What you have to do: Reproduce the material below line by line, beginning with its first line and ending with the line that contains "32.6,31.8,32.3,31.5,34.9,34.0,37.4,36.6,37.6];"; leave out pictures.
--- Start Given data ---
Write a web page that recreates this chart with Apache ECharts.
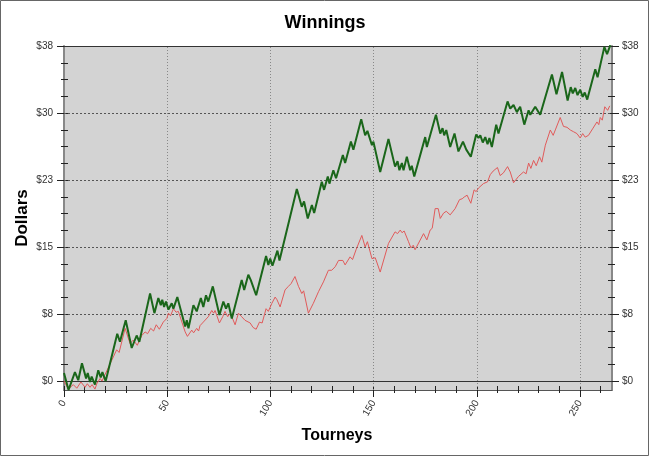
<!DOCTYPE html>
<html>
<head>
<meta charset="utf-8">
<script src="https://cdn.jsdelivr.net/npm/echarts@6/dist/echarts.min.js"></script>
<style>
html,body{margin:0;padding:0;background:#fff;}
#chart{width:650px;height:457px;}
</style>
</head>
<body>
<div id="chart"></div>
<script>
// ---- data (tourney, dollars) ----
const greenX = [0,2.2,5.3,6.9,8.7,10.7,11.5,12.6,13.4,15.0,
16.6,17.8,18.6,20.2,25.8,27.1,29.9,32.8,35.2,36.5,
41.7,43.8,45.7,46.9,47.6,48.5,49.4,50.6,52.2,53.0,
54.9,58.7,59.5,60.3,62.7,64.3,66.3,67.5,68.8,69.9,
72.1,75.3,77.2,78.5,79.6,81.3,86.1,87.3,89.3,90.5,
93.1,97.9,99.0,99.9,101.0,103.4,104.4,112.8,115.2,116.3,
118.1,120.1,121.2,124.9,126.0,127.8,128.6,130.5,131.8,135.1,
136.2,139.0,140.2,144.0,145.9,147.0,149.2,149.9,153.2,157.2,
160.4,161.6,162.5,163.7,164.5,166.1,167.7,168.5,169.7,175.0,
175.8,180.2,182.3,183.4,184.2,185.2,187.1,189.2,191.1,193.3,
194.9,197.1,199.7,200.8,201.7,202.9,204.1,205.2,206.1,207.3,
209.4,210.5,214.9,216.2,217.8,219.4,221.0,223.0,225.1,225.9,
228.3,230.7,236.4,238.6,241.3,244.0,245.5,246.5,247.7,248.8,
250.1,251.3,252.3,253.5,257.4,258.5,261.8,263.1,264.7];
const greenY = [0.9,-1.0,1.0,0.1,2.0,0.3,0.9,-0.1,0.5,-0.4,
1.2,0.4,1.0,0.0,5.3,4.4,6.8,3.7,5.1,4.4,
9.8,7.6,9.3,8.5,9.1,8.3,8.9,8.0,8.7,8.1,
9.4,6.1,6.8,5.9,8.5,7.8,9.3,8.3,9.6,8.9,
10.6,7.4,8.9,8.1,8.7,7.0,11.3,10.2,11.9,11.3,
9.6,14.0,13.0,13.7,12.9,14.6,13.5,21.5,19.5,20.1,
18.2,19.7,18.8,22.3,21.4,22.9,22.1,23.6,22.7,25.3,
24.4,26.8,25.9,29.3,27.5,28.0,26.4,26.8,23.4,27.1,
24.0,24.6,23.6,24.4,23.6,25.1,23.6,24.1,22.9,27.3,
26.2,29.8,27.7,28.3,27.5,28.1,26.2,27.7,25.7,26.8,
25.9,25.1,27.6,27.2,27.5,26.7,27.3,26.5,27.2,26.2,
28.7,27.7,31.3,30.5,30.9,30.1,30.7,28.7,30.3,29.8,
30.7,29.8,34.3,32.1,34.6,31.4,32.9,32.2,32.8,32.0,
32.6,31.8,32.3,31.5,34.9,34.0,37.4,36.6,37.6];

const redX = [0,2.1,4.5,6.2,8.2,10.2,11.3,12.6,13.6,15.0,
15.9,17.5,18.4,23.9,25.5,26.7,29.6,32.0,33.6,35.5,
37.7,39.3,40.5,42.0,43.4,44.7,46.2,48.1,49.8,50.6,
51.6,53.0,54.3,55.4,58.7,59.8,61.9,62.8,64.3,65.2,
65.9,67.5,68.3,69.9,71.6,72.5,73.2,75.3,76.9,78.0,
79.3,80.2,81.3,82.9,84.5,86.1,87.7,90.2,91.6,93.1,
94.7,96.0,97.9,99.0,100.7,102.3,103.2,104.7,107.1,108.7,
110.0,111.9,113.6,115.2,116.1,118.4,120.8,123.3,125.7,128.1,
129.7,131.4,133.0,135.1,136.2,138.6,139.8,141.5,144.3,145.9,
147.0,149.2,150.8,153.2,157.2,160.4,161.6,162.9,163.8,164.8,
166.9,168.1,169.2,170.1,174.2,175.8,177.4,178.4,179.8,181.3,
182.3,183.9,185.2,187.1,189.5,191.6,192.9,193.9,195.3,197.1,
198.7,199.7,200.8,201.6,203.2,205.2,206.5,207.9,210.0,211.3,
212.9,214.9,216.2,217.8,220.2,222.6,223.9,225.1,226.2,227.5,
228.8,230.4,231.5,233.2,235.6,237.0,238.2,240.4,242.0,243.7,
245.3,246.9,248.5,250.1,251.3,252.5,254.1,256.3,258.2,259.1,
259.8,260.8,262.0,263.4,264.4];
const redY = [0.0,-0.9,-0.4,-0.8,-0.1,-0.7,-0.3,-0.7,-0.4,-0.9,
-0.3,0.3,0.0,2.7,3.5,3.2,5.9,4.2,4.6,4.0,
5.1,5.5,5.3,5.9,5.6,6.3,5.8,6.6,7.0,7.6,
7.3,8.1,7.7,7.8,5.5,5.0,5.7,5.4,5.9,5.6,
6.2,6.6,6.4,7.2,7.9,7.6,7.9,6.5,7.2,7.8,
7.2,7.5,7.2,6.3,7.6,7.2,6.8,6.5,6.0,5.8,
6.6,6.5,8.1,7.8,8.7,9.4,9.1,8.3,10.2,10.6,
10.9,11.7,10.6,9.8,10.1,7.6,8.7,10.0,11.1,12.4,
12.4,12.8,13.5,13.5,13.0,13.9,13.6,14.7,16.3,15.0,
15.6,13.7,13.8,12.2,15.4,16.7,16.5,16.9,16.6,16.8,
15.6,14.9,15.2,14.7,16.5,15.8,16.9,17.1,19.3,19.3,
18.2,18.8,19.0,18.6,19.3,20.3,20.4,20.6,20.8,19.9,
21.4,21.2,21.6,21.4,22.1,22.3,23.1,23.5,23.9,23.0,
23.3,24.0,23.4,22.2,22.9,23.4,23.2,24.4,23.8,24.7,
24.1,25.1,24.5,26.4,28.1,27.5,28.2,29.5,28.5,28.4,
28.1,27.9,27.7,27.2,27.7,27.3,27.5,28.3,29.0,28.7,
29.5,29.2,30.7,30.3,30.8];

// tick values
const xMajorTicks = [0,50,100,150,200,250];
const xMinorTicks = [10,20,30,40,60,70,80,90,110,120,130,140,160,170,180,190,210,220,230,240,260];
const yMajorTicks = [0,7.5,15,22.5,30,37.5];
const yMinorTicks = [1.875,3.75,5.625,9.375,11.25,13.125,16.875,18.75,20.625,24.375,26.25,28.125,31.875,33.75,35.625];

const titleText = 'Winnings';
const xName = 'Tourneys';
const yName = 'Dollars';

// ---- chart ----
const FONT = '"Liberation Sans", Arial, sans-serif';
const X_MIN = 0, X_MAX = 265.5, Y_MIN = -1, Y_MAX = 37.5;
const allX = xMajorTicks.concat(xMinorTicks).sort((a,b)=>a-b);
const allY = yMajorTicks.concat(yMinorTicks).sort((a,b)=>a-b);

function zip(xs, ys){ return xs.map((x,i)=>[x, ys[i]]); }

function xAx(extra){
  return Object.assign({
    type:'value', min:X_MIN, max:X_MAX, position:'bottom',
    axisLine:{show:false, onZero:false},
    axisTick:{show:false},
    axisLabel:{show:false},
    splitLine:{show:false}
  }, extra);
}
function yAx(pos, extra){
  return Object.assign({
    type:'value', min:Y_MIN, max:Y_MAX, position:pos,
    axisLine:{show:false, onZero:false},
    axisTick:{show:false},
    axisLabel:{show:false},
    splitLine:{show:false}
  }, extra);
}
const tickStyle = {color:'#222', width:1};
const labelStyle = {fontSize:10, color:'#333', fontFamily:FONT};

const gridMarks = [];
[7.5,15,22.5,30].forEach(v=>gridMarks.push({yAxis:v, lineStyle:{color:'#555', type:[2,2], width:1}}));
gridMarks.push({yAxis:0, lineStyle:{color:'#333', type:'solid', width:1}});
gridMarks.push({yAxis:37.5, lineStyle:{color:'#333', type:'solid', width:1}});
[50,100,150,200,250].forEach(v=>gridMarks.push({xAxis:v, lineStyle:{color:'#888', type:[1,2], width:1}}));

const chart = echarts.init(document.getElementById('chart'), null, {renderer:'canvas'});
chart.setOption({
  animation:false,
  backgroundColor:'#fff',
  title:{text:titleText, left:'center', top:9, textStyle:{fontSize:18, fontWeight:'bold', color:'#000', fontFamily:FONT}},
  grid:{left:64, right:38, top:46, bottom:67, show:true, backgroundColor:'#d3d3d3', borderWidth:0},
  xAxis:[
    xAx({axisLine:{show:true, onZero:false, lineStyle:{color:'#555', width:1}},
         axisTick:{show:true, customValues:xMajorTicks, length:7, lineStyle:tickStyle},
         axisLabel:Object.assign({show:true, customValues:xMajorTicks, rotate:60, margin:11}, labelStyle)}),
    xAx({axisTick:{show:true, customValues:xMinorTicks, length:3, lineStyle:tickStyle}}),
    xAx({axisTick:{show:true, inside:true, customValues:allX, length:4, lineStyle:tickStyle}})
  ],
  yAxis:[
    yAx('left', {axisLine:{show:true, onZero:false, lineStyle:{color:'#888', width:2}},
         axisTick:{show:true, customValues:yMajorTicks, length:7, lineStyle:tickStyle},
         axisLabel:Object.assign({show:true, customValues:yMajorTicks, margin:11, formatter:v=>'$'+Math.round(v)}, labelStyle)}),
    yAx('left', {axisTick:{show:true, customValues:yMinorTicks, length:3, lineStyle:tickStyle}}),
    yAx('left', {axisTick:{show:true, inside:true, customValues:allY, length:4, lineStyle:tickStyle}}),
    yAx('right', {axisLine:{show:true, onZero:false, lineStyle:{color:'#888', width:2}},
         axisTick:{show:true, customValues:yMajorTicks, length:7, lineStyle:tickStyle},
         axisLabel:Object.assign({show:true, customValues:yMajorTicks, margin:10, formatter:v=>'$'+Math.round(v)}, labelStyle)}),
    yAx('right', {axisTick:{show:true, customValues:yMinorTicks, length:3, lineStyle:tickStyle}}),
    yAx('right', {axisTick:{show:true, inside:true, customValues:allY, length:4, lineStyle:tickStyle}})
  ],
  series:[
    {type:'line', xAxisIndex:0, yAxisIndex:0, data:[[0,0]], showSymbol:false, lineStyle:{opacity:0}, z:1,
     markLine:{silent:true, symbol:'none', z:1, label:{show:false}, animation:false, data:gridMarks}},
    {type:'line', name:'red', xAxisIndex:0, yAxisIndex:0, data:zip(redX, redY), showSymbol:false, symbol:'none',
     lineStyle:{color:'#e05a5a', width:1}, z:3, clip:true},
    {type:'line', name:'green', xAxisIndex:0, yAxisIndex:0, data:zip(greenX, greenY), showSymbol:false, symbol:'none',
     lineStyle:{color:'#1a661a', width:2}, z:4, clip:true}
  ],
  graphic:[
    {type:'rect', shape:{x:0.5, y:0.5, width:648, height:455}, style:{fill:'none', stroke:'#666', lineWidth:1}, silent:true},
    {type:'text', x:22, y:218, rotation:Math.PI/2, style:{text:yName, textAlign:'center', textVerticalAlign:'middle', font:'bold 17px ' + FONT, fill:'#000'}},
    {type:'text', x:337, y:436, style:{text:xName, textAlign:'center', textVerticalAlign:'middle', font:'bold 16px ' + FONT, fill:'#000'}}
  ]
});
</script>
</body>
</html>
--- End Given data ---
Solution to this task:
Write a web page that recreates this chart with Apache ECharts.
<!DOCTYPE html>
<html>
<head>
<meta charset="utf-8">
<script src="https://cdn.jsdelivr.net/npm/echarts@6/dist/echarts.min.js"></script>
<style>
html,body{margin:0;padding:0;background:#fff;}
#chart{width:650px;height:457px;}
</style>
</head>
<body>
<div id="chart"></div>
<script>
// ---- data (tourney, dollars) ----
const greenX = [0,2.2,5.3,6.9,8.7,10.7,11.5,12.6,13.4,15.0,
16.6,17.8,18.6,20.2,25.8,27.1,29.9,32.8,35.2,36.5,
41.7,43.8,45.7,46.9,47.6,48.5,49.4,50.6,52.2,53.0,
54.9,58.7,59.5,60.3,62.7,64.3,66.3,67.5,68.8,69.9,
72.1,75.3,77.2,78.5,79.6,81.3,86.1,87.3,89.3,90.5,
93.1,97.9,99.0,99.9,101.0,103.4,104.4,112.8,115.2,116.3,
118.1,120.1,121.2,124.9,126.0,127.8,128.6,130.5,131.8,135.1,
136.2,139.0,140.2,144.0,145.9,147.0,149.2,149.9,153.2,157.2,
160.4,161.6,162.5,163.7,164.5,166.1,167.7,168.5,169.7,175.0,
175.8,180.2,182.3,183.4,184.2,185.2,187.1,189.2,191.1,193.3,
194.9,197.1,199.7,200.8,201.7,202.9,204.1,205.2,206.1,207.3,
209.4,210.5,214.9,216.2,217.8,219.4,221.0,223.0,225.1,225.9,
228.3,230.7,236.4,238.6,241.3,244.0,245.5,246.5,247.7,248.8,
250.1,251.3,252.3,253.5,257.4,258.5,261.8,263.1,264.7];
const greenY = [0.9,-1.0,1.0,0.1,2.0,0.3,0.9,-0.1,0.5,-0.4,
1.2,0.4,1.0,0.0,5.3,4.4,6.8,3.7,5.1,4.4,
9.8,7.6,9.3,8.5,9.1,8.3,8.9,8.0,8.7,8.1,
9.4,6.1,6.8,5.9,8.5,7.8,9.3,8.3,9.6,8.9,
10.6,7.4,8.9,8.1,8.7,7.0,11.3,10.2,11.9,11.3,
9.6,14.0,13.0,13.7,12.9,14.6,13.5,21.5,19.5,20.1,
18.2,19.7,18.8,22.3,21.4,22.9,22.1,23.6,22.7,25.3,
24.4,26.8,25.9,29.3,27.5,28.0,26.4,26.8,23.4,27.1,
24.0,24.6,23.6,24.4,23.6,25.1,23.6,24.1,22.9,27.3,
26.2,29.8,27.7,28.3,27.5,28.1,26.2,27.7,25.7,26.8,
25.9,25.1,27.6,27.2,27.5,26.7,27.3,26.5,27.2,26.2,
28.7,27.7,31.3,30.5,30.9,30.1,30.7,28.7,30.3,29.8,
30.7,29.8,34.3,32.1,34.6,31.4,32.9,32.2,32.8,32.0,
32.6,31.8,32.3,31.5,34.9,34.0,37.4,36.6,37.6];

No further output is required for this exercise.